We'll then set up our control loop to follow the phases:

    // Initially, state=0
    while not over
        if state = 0
            if (straightened) 
                state = 1       // Go to state 1
            else
                apply Δθ₀,Δθ₁ to straighten
            endif
        else if state = 1
            if y = 10
                state = 2       // Go to state 1
            else
                apply Δθ₀,Δθ₁ to bring 2nd link down
            endif
        else if state = 2
            if x = 30
                stop
            else
                apply Δθ₀,Δθ₁ to move horizontally
            endif
        endif
    endwhile

Exercise 25: Download and unpack twolinkexample.zip.

Examine the code in TwoLinkController.java to confirm that the above controls are implemented.

Add code for the last part, to compute $\theta_1^\prime$, or newTheta1 in the code so that the end effector reaches $(30,10)$.

To execute, run ArmSimulator, type in the controller name "TwoLinkController", set the number of links (to 2), then click on "tracing", then "reset", then "go".

In practice:

It is not at all straightforward to combine high-level planning and inverse-kinematics.
Inverse-kinematics calculations are highly dependent on the particular arm or robot.
Most inverse-kinematics calculations must also take into account other complexities, for example:
- Forces and torques for smoother movement, for handling loads.
- Safety: to prevent the arm from crashing into itself.
- Corrections from drift, when model and reality are out of sync.
Both planning and inverse-kinematics continue to be active areas of research.

2.7 Other algorithms

Greedy:

Instead of combining the cost-from-start and estimated-cost-to-goal, we could use just estimated-cost-to-goal
⇒ Called the Greedy planning algorithm.
Greedy is neither guaranteed to be complete nor optimal.
Greedy can be made complete if we make sure that at least one node from the Frontier is expanded each step.

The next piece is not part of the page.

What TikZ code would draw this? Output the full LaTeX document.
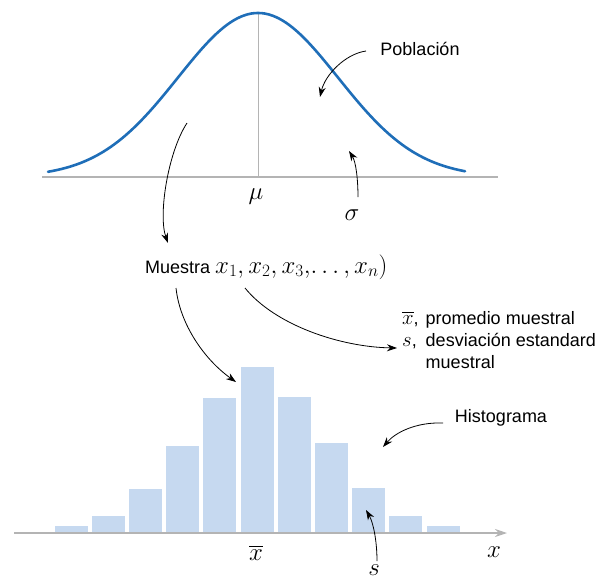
\documentclass[tikz,border=0pt]{standalone}
\usepackage{fontspec}
\setmainfont{Liberation Sans}
\usepackage{amsmath}
\usetikzlibrary{arrows.meta,calc}
\definecolor{curveblue}{HTML}{1F6EB8}
\definecolor{barblue}{HTML}{C6D9F0}
\definecolor{axisgray}{HTML}{B4B4B4}
\newcommand{\bigmath}[1]{{\fontsize{23}{22}\selectfont$#1$}}
\newcommand{\midmath}[1]{{\fontsize{20}{22}\selectfont$#1$}}
\tikzset{
  ar/.style={-{Stealth[length=10pt,width=7pt]},line width=0.8pt,black},
  lbl/.style={font=\fontsize{18}{22}\selectfont,inner sep=0pt},
  ax/.style={axisgray,line width=1.2pt}
}
\begin{document}
\begin{tikzpicture}[x=1pt,y=-1pt]
\useasboundingbox (0,0) rectangle (608,581);
% population
\draw[ax] (42,177) -- (498,177);
\draw[axisgray,line width=0.8pt] (258,12) -- (258,177);
\draw[curveblue,line width=2.6pt,line cap=round] plot[domain=48:465,samples=120] (\x,{177-164*exp(-0.5*((\x-258)/80)^2)});
\node[lbl] (mu) at (256,197) {\bigmath{\mu}};
\node[lbl] (sigma) at (352,215) {\bigmath{\sigma}};
\node[lbl] (pobl) at (420,49) {Población};
\coordinate (p0) at (366,51); \coordinate (p1) at (320,97);
\coordinate (s0) at (358,197); \coordinate (s1) at (349,151);
\coordinate (l0) at (187,123); \coordinate (l1) at (168,243);
\draw[ar] (p0) .. controls (345,54) and (325,75) .. (p1);
\draw[ar] (s0) .. controls (358,180) and (356,162) .. (s1);
\draw[ar] (l0) .. controls (168,152) and (158,215) .. (l1);
% sample
\node[lbl,anchor=base west] (muestra) at (145,273) {Muestra \bigmath{x_1, x_2, x_3,\!\ldots, x_n)}};
\node[lbl,anchor=base west] (stats) at (402,324)
  {\begin{tabular}[t]{@{}l@{\hspace{7pt}}l@{}}\midmath{\overline{x}}, & promedio muestral\\ \midmath{s}, & desviación estandard\\ & muestral\end{tabular}};
\coordinate (m0) at (176,288); \coordinate (m1) at (236,382);
\coordinate (t0) at (245,288); \coordinate (t1) at (397,348);
\draw[ar] (m0) .. controls (180,325) and (205,360) .. (m1);
\draw[ar] (t0) .. controls (275,325) and (340,347) .. (t1);
% histogram
\foreach \h [count=\i] in {7,17,44,87,135,166,136,90,45,17,7}
  \fill[barblue] ({240.5+37.2*(\i-6)},533) rectangle ++(33,-\h);
\draw[ax,-{Stealth[length=12pt,width=8pt]}] (14,533) -- (507,533);
\node[lbl] (xbar) at (256,553) {\bigmath{\overline{x}}};
\node[lbl] (xlab) at (494,552) {\bigmath{x}};
\node[lbl] (slab) at (374,570) {\bigmath{s}};
\node[lbl] (histo) at (501,418) {Histograma};
\coordinate (h0) at (443,423); \coordinate (h1) at (383,447);
\coordinate (b0) at (377,561); \coordinate (b1) at (366,510);
\draw[ar] (h0) .. controls (415,422) and (395,433) .. (h1);
\draw[ar] (b0) .. controls (377,540) and (373,522) .. (b1);
\end{tikzpicture}
\end{document}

Exercise 26: Create an example of the maze problem in which Greedy performs badly.

Reducing memory requirements:

There are two commonly-used approaches for reducing memory-requirements:
- Fix the memory size, and throw out nodes heuristically.
- Re-run an algorithm several times
  ⇒ Each time, use what was learned in earlier iterations to prune the search space.
Limiting memory size: SMA* (Simplified Memory-Bounded A*)
- Use A* until memory is full.
- Drop the node with the highest-cost.
- Record this node's cost in its parent.
  ⇒ So that we don't expand the parent until it becomes necessary.
Iterative deepening: IDA*
- Fix a cost bound B.
- Apply A* until costs exceed B.
  ⇒ Let B' = the cost that first exceeded B.
- Set B = B' and re-run.
- Repeat until goal node found.

Other ideas in search:

There is a whole world of search algorithms, and many specialized books on the subject.
Example sub-topics: search for games, realtime-search, meta-heuristics.

About planning:

We have only lightly touched upon the general planning problem.
Planning is a vast area with all kinds of research, books and products.
There is an entire sub-area related to planning motion.
An example of successful planning: Mars Rover mission.